If I’m not mistaken, the main type of feathers on kiwis, emus, and cassowaries are bristle feathers. I suppose some dinosaurs had that as well.

Of course the feathers inside this amber are not bristle feathers, but I speculate that the first dinosaurs to sport feathers had something like bristle feathers, but I don’t know if my idea is correct.

To whom it may concern.

A while back there was an article in Scientific American which described how dinosaurs became birds. At the time I wrote an essay for this blog which referred to that article and another older article.

I found the older article on the Scientific American website under the title “how Dinosaurs Shrank and Became Birds,” from Quanta Magazine , June 2015.

I should be noted that birds developed originally at a time when climate became colder, so some dinosaurs developed feathers and became smaller to protect against the colder weather. Others became bigger to also protect against the cold, but this trend worked against them in the longer run.

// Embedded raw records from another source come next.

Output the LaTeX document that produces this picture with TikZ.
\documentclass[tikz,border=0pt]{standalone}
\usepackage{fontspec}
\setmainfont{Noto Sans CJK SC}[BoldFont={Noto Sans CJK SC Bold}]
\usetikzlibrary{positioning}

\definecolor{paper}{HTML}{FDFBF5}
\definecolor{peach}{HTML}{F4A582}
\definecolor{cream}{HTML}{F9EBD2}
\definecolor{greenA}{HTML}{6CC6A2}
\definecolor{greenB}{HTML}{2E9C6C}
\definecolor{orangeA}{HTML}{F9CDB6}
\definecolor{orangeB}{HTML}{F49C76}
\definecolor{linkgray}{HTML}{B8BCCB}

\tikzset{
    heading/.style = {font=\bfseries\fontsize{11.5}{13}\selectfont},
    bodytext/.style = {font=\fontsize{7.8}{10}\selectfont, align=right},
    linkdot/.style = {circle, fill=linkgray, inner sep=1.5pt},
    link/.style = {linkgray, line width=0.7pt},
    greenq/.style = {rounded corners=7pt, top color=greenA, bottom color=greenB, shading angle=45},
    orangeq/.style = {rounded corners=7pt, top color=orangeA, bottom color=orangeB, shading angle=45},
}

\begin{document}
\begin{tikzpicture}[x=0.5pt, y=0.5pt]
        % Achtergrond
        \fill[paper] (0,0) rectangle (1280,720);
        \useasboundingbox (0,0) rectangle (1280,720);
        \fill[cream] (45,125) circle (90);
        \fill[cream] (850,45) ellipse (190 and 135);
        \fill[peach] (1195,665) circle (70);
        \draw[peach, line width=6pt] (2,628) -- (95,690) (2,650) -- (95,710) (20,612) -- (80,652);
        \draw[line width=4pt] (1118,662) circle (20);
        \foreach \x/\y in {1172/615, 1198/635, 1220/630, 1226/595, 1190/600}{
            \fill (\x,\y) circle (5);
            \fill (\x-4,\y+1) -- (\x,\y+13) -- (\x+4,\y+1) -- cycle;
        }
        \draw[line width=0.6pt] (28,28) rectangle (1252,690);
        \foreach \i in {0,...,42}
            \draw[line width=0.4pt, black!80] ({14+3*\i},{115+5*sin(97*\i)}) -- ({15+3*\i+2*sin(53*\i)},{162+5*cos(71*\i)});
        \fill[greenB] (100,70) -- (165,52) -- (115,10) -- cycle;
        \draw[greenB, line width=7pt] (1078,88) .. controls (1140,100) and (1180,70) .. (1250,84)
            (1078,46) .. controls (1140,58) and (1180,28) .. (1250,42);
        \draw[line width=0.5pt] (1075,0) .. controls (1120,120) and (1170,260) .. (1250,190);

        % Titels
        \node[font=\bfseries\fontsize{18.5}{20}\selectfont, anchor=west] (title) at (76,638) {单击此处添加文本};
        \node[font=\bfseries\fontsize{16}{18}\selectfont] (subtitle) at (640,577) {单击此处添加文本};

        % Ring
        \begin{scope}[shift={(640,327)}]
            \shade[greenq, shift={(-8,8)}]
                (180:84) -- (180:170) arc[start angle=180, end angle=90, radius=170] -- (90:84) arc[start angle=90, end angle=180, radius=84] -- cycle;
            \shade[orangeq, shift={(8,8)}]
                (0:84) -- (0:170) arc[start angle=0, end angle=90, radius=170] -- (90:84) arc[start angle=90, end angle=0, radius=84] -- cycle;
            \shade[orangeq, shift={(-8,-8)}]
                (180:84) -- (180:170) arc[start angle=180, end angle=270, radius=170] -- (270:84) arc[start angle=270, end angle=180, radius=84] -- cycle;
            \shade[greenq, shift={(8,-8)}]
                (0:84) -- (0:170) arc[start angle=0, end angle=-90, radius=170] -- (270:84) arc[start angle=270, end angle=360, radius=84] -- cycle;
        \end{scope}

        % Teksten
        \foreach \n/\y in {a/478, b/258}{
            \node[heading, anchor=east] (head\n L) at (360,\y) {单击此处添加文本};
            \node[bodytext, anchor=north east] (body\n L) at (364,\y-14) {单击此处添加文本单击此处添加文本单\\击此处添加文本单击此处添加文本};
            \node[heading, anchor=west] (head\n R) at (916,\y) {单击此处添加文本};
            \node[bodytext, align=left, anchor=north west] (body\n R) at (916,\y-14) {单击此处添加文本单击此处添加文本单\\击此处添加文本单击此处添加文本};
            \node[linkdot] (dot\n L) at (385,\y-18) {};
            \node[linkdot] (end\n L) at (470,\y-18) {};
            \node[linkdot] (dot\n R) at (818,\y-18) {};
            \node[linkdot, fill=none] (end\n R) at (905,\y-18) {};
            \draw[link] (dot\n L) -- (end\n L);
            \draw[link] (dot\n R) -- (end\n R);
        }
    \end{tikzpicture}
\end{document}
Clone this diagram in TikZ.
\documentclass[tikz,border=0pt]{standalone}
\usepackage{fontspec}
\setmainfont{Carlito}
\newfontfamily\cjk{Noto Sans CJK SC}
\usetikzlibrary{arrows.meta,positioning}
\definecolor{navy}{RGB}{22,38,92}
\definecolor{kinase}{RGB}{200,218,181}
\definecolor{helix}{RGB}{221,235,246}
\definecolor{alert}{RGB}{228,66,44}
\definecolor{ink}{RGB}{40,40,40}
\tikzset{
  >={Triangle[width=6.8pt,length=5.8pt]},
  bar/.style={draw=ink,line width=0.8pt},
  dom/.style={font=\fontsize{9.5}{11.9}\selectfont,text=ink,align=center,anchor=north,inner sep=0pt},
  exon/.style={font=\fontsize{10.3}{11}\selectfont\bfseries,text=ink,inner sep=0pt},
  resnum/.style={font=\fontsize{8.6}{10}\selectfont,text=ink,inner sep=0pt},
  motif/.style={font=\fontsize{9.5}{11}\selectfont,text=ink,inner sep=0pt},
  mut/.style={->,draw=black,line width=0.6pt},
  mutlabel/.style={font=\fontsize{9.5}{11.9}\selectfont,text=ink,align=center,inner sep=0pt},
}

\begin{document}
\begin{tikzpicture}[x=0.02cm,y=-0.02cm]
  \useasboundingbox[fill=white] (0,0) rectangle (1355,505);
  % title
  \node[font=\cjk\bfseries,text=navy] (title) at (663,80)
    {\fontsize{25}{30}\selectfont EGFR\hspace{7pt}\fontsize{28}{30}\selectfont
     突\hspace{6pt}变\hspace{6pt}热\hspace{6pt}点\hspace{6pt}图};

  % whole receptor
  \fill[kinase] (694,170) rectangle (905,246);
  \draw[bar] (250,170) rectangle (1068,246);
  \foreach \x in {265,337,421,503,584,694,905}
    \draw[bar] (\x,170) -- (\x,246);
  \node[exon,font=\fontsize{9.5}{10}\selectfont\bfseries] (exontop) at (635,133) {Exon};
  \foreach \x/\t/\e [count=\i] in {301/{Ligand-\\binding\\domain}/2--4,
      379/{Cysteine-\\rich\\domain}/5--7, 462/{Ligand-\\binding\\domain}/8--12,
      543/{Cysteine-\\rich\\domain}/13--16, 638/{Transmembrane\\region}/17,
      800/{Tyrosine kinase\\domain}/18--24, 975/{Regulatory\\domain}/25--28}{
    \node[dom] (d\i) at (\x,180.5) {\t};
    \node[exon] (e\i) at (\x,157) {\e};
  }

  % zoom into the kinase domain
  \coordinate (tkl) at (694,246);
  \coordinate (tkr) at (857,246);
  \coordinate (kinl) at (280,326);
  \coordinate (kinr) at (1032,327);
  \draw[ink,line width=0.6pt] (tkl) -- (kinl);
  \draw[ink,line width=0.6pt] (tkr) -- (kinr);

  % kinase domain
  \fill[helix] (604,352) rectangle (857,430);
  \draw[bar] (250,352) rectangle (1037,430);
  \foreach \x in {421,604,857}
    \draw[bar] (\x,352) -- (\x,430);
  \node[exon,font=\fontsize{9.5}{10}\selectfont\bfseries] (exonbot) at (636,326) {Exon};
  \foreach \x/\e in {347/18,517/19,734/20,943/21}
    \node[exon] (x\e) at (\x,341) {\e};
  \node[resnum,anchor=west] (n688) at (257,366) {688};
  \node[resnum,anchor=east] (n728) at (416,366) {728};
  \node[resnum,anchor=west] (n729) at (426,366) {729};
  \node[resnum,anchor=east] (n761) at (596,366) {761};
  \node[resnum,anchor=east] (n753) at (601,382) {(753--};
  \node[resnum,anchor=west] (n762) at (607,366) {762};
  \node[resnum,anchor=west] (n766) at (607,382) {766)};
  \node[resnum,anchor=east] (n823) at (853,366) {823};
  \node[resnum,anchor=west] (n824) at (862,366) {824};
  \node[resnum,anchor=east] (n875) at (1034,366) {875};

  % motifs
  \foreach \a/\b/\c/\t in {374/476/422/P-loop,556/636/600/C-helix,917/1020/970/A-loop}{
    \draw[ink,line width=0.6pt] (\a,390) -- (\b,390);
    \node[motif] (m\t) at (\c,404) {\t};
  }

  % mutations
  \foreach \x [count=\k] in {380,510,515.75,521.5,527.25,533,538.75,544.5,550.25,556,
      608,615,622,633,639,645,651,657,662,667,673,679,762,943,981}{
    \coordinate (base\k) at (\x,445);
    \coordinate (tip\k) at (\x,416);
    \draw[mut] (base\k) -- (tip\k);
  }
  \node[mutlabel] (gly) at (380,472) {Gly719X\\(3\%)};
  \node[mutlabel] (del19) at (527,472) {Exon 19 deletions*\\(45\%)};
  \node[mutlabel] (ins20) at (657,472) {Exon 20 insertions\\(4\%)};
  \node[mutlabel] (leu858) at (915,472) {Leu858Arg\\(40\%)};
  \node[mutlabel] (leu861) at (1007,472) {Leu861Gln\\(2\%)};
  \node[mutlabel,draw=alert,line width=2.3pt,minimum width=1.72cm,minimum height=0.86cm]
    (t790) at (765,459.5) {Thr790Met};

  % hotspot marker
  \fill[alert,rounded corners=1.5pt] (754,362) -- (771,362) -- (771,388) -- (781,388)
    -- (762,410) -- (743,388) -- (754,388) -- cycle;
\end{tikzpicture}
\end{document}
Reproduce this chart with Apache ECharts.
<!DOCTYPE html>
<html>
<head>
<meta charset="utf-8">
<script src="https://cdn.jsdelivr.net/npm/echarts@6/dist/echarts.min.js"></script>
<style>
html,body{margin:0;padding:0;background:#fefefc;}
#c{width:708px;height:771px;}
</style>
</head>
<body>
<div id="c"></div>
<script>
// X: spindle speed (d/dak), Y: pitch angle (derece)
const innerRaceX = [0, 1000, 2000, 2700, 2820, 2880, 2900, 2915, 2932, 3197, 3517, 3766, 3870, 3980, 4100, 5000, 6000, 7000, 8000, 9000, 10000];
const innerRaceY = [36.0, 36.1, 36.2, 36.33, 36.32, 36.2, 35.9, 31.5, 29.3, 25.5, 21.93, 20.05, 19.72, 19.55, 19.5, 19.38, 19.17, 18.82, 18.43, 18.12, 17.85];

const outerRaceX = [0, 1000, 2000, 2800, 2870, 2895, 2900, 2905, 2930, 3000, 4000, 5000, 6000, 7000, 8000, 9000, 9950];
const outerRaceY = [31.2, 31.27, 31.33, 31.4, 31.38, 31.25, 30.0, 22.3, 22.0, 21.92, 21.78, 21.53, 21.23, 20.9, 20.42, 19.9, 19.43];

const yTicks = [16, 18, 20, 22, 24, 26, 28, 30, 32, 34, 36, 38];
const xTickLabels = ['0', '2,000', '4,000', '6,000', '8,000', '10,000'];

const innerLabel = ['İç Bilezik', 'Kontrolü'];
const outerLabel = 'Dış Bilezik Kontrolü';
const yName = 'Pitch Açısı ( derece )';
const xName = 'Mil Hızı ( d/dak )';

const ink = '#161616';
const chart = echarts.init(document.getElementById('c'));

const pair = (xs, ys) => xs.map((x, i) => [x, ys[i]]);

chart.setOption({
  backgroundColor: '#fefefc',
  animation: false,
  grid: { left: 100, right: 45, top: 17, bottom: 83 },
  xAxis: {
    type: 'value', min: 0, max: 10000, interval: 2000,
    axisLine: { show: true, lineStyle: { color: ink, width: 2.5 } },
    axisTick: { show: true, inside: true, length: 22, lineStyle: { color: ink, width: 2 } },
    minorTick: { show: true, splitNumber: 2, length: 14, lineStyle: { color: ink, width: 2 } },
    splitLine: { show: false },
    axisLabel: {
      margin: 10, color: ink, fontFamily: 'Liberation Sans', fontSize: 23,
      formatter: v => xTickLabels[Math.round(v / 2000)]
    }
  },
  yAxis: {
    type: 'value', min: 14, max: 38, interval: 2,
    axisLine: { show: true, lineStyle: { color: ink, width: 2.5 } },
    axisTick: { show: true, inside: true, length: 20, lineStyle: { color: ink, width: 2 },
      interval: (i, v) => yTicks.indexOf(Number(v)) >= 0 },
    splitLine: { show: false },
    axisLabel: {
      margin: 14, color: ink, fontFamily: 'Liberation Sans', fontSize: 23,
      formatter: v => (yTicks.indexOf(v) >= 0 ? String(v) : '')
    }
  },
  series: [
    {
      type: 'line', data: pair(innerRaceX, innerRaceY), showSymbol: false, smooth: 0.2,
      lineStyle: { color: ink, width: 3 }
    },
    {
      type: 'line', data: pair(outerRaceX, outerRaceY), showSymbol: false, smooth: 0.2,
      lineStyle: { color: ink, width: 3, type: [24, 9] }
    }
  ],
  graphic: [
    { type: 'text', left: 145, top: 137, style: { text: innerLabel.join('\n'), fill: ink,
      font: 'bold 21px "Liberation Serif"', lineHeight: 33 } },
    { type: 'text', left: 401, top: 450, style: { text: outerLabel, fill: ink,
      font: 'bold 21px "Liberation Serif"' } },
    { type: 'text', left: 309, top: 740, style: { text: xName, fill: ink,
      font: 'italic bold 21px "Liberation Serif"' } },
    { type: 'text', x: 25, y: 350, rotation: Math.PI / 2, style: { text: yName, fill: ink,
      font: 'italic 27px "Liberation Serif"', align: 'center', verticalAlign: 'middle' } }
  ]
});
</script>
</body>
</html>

Here’s AIG’s write-up. Thoughts?

I always love the cherry-picking of mainstream science to support their hack-job contentions. But of course they reject the context of the data they are cherry-picking and don’t seem to be bothered by logical leaps that seem to go something like. “We’ve found birds trapped in amber therefore another thing trapped in the same kind of amber must also be a bird.” Really. I don’t see how anyone reading this thinks it counts as “support,” but I guess it makes sense to them . “Here’s a 99 million year old bird to compare to this 99 million year old dinosaur to prove it’s a bird. Of course they don’t have the same vertebrae structure and neither is really 99 million years old, probably only a couple thousand years old, but abra-cadabre wa-la, this dinosaur is obviously a bird.” (Brain explodes.)